Hotel rate inaccuracy abounds

June 02, 2010 |

Despite travel buyer and hotelier efforts this year, the accuracy of the hotel rates loaded into the global distribution systems has only slightly improved. Meanwhile, another chronic problem, the dropping of those negotiated rates, has grown increasingly troublesome in a buyer's hotel market.

Carlson Wagonlit Travel clients saw a slight uptick in rate-loading accuracy in the first round: 75 percent of rates loaded correctly on average, compared with 71 percent last year, followed by 90 percent accuracy on the second round, said Sherie Hermann, global project manager for CWT's hotel solutions group. "Hotels have done a better job because they're anxious for the business," she said.
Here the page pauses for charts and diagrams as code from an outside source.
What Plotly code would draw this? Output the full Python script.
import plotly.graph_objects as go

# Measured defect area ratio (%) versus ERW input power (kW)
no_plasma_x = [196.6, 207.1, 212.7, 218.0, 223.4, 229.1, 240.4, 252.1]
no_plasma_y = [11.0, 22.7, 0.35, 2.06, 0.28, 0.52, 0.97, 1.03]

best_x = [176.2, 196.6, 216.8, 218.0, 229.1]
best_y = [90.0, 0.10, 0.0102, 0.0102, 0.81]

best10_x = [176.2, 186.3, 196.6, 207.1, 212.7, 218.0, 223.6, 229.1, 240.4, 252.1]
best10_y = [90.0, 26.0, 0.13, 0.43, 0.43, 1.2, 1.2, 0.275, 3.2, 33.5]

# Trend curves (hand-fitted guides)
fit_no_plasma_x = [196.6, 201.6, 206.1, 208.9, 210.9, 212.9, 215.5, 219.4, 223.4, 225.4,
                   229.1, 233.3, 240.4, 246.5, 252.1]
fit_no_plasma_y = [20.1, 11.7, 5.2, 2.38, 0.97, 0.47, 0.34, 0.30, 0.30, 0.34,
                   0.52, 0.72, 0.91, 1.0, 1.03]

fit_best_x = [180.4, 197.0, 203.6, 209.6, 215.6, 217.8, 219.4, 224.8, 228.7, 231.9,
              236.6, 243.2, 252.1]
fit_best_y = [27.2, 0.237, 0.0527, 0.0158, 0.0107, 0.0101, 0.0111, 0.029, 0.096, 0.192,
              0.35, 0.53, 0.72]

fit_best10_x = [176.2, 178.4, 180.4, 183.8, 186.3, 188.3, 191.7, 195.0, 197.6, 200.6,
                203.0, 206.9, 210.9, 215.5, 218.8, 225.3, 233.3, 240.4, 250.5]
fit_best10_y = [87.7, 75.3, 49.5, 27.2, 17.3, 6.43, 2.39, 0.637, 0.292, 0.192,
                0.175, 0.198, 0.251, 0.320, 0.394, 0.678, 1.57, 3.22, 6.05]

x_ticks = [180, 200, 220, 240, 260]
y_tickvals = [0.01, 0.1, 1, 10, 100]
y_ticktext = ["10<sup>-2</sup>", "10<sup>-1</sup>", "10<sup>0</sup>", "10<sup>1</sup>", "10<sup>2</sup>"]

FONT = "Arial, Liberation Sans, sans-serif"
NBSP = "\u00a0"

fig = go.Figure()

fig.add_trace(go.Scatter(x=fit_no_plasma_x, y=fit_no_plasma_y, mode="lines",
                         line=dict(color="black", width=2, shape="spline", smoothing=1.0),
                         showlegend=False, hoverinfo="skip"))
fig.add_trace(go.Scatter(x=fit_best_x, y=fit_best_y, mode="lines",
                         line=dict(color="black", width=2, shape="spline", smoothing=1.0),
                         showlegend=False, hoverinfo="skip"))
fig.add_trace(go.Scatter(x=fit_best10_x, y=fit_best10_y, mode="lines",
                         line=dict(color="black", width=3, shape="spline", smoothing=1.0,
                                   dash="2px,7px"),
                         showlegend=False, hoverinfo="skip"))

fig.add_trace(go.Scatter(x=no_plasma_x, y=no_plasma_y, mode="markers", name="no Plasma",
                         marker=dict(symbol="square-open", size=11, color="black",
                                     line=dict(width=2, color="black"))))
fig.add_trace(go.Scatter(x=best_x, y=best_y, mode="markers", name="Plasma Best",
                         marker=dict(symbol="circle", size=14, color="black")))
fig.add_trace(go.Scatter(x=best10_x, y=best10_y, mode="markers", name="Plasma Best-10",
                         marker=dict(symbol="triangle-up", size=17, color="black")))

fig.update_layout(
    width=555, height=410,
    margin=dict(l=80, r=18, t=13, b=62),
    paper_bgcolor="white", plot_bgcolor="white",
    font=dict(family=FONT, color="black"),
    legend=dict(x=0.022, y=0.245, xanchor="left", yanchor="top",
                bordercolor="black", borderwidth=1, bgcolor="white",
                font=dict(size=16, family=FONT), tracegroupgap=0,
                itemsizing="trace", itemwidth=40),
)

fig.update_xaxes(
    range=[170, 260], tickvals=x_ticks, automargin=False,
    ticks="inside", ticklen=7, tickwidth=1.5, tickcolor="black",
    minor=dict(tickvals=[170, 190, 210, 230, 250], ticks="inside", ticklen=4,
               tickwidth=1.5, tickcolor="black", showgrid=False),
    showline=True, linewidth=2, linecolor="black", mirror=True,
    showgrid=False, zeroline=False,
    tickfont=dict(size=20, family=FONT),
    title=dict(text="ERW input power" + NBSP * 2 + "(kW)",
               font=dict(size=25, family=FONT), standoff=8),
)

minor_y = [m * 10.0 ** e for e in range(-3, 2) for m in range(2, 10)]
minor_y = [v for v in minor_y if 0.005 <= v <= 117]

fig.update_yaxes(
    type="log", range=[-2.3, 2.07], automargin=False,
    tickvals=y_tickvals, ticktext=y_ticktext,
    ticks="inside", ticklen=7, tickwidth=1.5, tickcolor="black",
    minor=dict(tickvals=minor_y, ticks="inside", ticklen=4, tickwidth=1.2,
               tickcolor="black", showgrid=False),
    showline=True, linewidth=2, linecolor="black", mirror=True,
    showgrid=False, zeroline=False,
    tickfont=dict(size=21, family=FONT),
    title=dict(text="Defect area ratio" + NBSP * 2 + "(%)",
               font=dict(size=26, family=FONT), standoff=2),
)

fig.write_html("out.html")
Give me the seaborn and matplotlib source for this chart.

Even with that improvement, many buyers are discovering that a good portion of travelers still are not getting access to negotiated rates even after they were loaded correctly. "The process is completely broken. I can't think of another word to describe this process," said Mike Boult, chief commercial officer for hotel sourcing technology supplier Lanyon, who in recent weeks shared the results of rate auditing for several clients with Business Travel News. Even in heavily managed and frequently audited travel programs, travelers were booking the wrong rates at preferred properties about 30 percent of the time, he said. "Even after four audits, the rates are wrong," Boult said.

With faster and more accurate rate-auditing tools available, buyers have been ratcheting up auditing efforts in recent years, said Bob Brindley, vice president of BCD Travel consulting division Advito. While the traditional pattern has been a three-step audit, more buyers are now switching to quarterly audits, he said. "When we launched newer technology a couple of years ago, the first thing we saw was an increase in the amount of discrepancies."